United States District Court, Northern District of Oklahoma
Aug 24, 2022
No. 21-CV-209-JFH-CDL (N.D. Okla. Aug. 24, 2022)

Opinion

21-CV-209-JFH-CDL

08-24-2022

MARSHALL JAKE KOLB, Plaintiff, v. MAYES EMERGENCY SERVICES TRUST AUTHORITY; BOARD OF COUNTY COMMISSIONERS OF MAYES COUNTY; and JOHN DOES 110, presently unknown employees, supervisors, or policymakers at MESTA; Defendants.


OPINION AND ORDER

JOHN F. HEIL, III UNITED STATES DISTRICT JUDGE

Before the Court is a motion to remand and brief in support (“Motion”) filed by Plaintiff Marshall Jake Kolb (“Kolb”). Dkt. No. 9. He requests the Court remand the case to Mayes County District Court, where it began. Id. Defendants Mayes Emergency Services Trust Authority (“MESTA”) and Board of County Commissioners of Mayes County (“Board”) oppose the Motion. Dkt. No. 14; Dkt. No. 23. For the reasons stated, the Motion is GRANTED.

BACKGROUND

Kolb initially filed suit in Oklahoma state court on November 12, 2020. Dkt. No. 2-2 at 1. He alleged a 42 U.S.C. § 1983 claim against MESTA and the John Doe Defendants and a tort claim against the John Doe Defendants. Id. at 4-7. He did not serve the Defendants with the original petition. Instead, he filed an amended petition in Mayes County on April 8, 2021 and had summonses issued. Dkt. No. 2-1; Dkt. No. 2-3. The amended petition alleged the same two claims as the original petition and added a negligence claim against MESTA and the Board.
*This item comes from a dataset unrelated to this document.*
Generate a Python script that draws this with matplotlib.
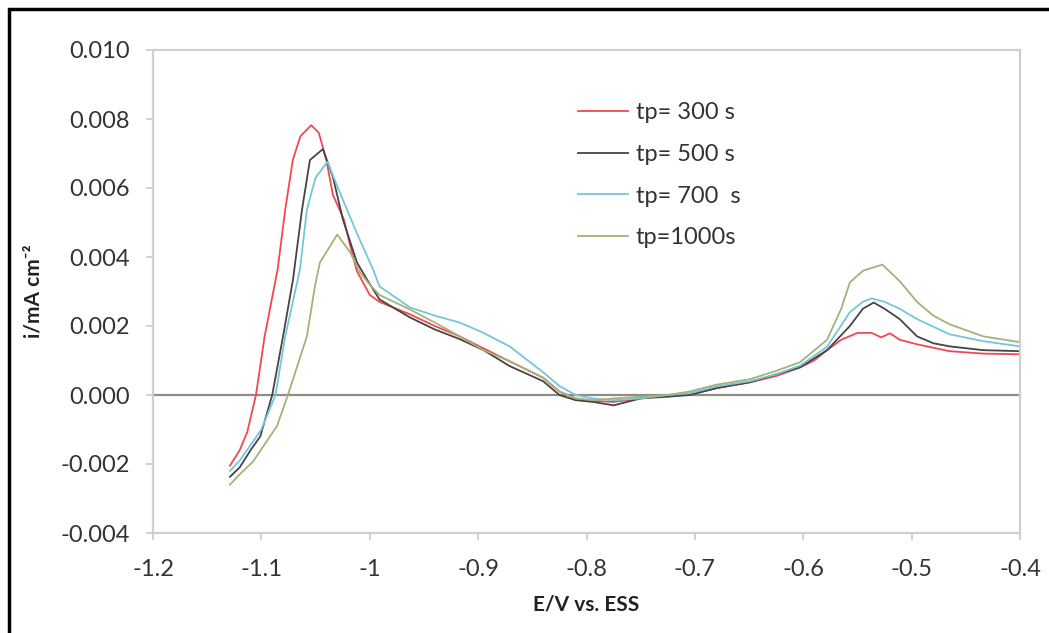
import matplotlib.pyplot as plt
from matplotlib.patches import Rectangle

plt.rcParams['font.family'] = ['Lato', 'DejaVu Sans']

# data (E in V vs. ESS, i in mA cm-2)
e_300 = [-1.129, -1.12, -1.113, -1.105, -1.097, -1.085, -1.078, -1.071, -1.064, -1.054,
         -1.047, -1.040, -1.034, -1.024, -1.017, -1.012, -1.000, -0.991, -0.963, -0.940,
         -0.917, -0.895, -0.871, -0.840, -0.825, -0.810, -0.794, -0.775, -0.750, -0.725,
         -0.705, -0.680, -0.649, -0.625, -0.603, -0.590, -0.578, -0.565, -0.550, -0.537,
         -0.528, -0.520, -0.511, -0.495, -0.465, -0.434, -0.400]
i_300 = [-0.00205, -0.0016, -0.00107, 0.0, 0.0017, 0.00364, 0.00537, 0.00681, 0.0075, 0.00782,
         0.0076, 0.0068, 0.0058, 0.0051, 0.0042, 0.0036, 0.0029, 0.0027, 0.00234, 0.0020,
         0.0017, 0.00135, 0.00098, 0.0005, 0.0001, -0.0001, -0.00017, -0.0002, -0.0001, 0.0,
         0.0, 0.0002, 0.00037, 0.00055, 0.0008, 0.001, 0.0013, 0.0016, 0.0018, 0.0018,
         0.00167, 0.00179, 0.0016, 0.00147, 0.00127, 0.0012, 0.00118]

e_500 = [-1.129, -1.12, -1.11, -1.101, -1.090, -1.080, -1.0708, -1.0625, -1.0552, -1.0432,
         -1.034, -1.0247, -1.0118, -1.0026, -0.991, -0.963, -0.940, -0.917, -0.895, -0.871,
         -0.840, -0.825, -0.810, -0.794, -0.775, -0.750, -0.725, -0.705, -0.680, -0.649,
         -0.625, -0.603, -0.578, -0.557, -0.545, -0.535, -0.525, -0.511, -0.495, -0.480,
         -0.465, -0.434, -0.400]
i_500 = [-0.00237, -0.0021, -0.0016, -0.0012, 0.0, 0.0017, 0.00335, 0.00537, 0.00681, 0.00713,
         0.00632, 0.00508, 0.00384, 0.00335, 0.00277, 0.00225, 0.0019, 0.00162, 0.0013, 0.00084,
         0.0004, 0.0, -0.00015, -0.0002, -0.0003, -0.0001, -0.00005, 0.0, 0.0002, 0.00037,
         0.0006, 0.0008, 0.0013, 0.002, 0.0025, 0.00268, 0.0025, 0.0022, 0.0017, 0.0015,
         0.00141, 0.0013, 0.00127]

e_700 = [-1.129, -1.12, -1.10, -1.087, -1.078, -1.0644, -1.058, -1.050, -1.039, -1.0275,
         -1.012, -0.997, -0.991, -0.963, -0.940, -0.917, -0.895, -0.871, -0.840, -0.825,
         -0.810, -0.794, -0.775, -0.750, -0.725, -0.705, -0.680, -0.649, -0.625, -0.603,
         -0.578, -0.557, -0.545, -0.537, -0.525, -0.511, -0.495, -0.465, -0.434, -0.400]
i_700 = [-0.0022, -0.0019, -0.001, 0.0, 0.0017, 0.00364, 0.00537, 0.0063, 0.00676, 0.00586,
         0.0047, 0.00364, 0.00315, 0.00254, 0.0023, 0.0021, 0.0018, 0.00141, 0.00066, 0.00026,
         0.0, -0.0001, -0.00015, -0.0001, 0.0, 0.00005, 0.00025, 0.0004, 0.0006, 0.00085,
         0.0014, 0.0024, 0.0027, 0.0028, 0.0027, 0.0025, 0.0022, 0.00176, 0.00156, 0.00141]

e_1000 = [-1.129, -1.12, -1.1077, -1.0856, -1.0755, -1.058, -1.0506, -1.046, -1.030, -1.018,
          -1.009, -1.000, -0.991, -0.963, -0.940, -0.917, -0.895, -0.871, -0.840, -0.825,
          -0.810, -0.794, -0.775, -0.750, -0.725, -0.705, -0.680, -0.649, -0.625, -0.603,
          -0.578, -0.565, -0.557, -0.545, -0.527, -0.511, -0.495, -0.480, -0.465, -0.434,
          -0.400]
i_1000 = [-0.0026, -0.0023, -0.00193, -0.0009, 0.0, 0.0017, 0.00315, 0.00384, 0.00465, 0.00413,
          0.00355, 0.0032, 0.0029, 0.00248, 0.0021, 0.0017, 0.0013, 0.00098, 0.0005, 0.0001,
          -0.0001, -0.00015, -0.0001, -0.00005, 0.0, 0.0001, 0.0003, 0.00046, 0.0007, 0.00095,
          0.0016, 0.0025, 0.00326, 0.0036, 0.00378, 0.0033, 0.0027, 0.0023, 0.00205, 0.0017,
          0.00153]

labels = ['tp= 300 s', 'tp= 500 s', 'tp= 700  s', 'tp=1000s']
colors = ['#f4474f', '#454545', '#72c6de', '#a3b377']

xticks = [-1.2, -1.1, -1.0, -0.9, -0.8, -0.7, -0.6, -0.5, -0.4]
xtick_labels = ['-1.2', '-1.1', '-1', '-0.9', '-0.8', '-0.7', '-0.6', '-0.5', '-0.4']
yticks = [-0.004, -0.002, 0.0, 0.002, 0.004, 0.006, 0.008, 0.010]
ytick_labels = ['-0.004', '-0.002', '0.000', '0.002', '0.004', '0.006', '0.008', '0.010']

fig = plt.figure(figsize=(10.49, 6.33), dpi=100)
ax = fig.add_axes([153 / 1049, 100 / 633, 867 / 1049, 483 / 633])

ax.axhline(0, color='#8c8c8c', lw=1.6, zorder=1)
series = [(e_300, i_300), (e_500, i_500), (e_700, i_700), (e_1000, i_1000)]
for (e, i), lab, c in zip(series, labels, colors):
    ax.plot(e, i, color=c, lw=1.3, label=lab, zorder=2)

ax.set_xlim(-1.2, -0.4)
ax.set_ylim(-0.004, 0.010)
ax.set_xticks(xticks)
ax.set_xticklabels(xtick_labels, fontsize=17, color='#333333')
ax.set_yticks(yticks)
ax.set_yticklabels(ytick_labels, fontsize=17, color='#333333')
ax.tick_params(direction='out', length=5, width=1.2, color='#c8c8c8')
ax.tick_params(axis='x', pad=14)
ax.tick_params(axis='y', pad=12)
for s in ax.spines.values():
    s.set_color('#cfcfcf')
    s.set_linewidth(1.6)

ax.set_xlabel('E/V vs. ESS', fontsize=15, fontweight='bold', color='#222222', labelpad=10)
ax.set_ylabel('i/mA cm⁻²', fontsize=15, fontweight='bold', color='#222222', labelpad=12)

ax.legend(loc='upper left', bbox_to_anchor=(578 / 1049, 1 - 102 / 633), bbox_transform=fig.transFigure,
          frameon=False, fontsize=17, handlelength=2.1, handletextpad=0.35, labelspacing=0.88,
          borderpad=0, borderaxespad=0, labelcolor='#333333')

# black frame around the picture (right and bottom edges fall outside)
fig.patches.append(Rectangle((9 / 1049, -0.05), 1.1, 1 - 9 / 633 + 0.05, transform=fig.transFigure,
                             fill=False, edgecolor='black', lw=2.5))

fig.savefig('out.png', dpi=100)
Dkt. No. 23.

MESTA and the Board filed appearances and motions to dismiss in state court on Monday, May 10, 2021. Dkt. No. 2-1; Dkt. No. 2-5; Dkt. No. 2-6. MESTA requested a hearing on its motion to dismiss by submitting an order for hearing to the state court. The state court granted MESTA's request on Tuesday, May 11, 2021 and set a hearing on MESTA's motion to dismiss for June 23, 2021. Dkt. No. 2-7. MESTA removed the case three (3) days later, on Friday, May 14, 2021. Dkt. No. 2. Within a week, Kolb filed the Motion, arguing that MESTA and the Board waived their right to remove this case by their pre-removal conduct. Dkt. No. 9.

AUTHORITY AND ANALYSIS

MESTA removed the case to federal court on the basis of federal question jurisdiction because of Kolb's § 1983 claim. Kolb seeks remand pursuant to 28 U.S.C. § 1447(c), which allows remand motions “on the basis of any defect” within thirty (30) days of removal. Kolb's claimed defect is that MESTA and the Board waived their right to remove by filing motions to dismiss-and MESTA by requesting a hearing on its motion-in state court before removing the case.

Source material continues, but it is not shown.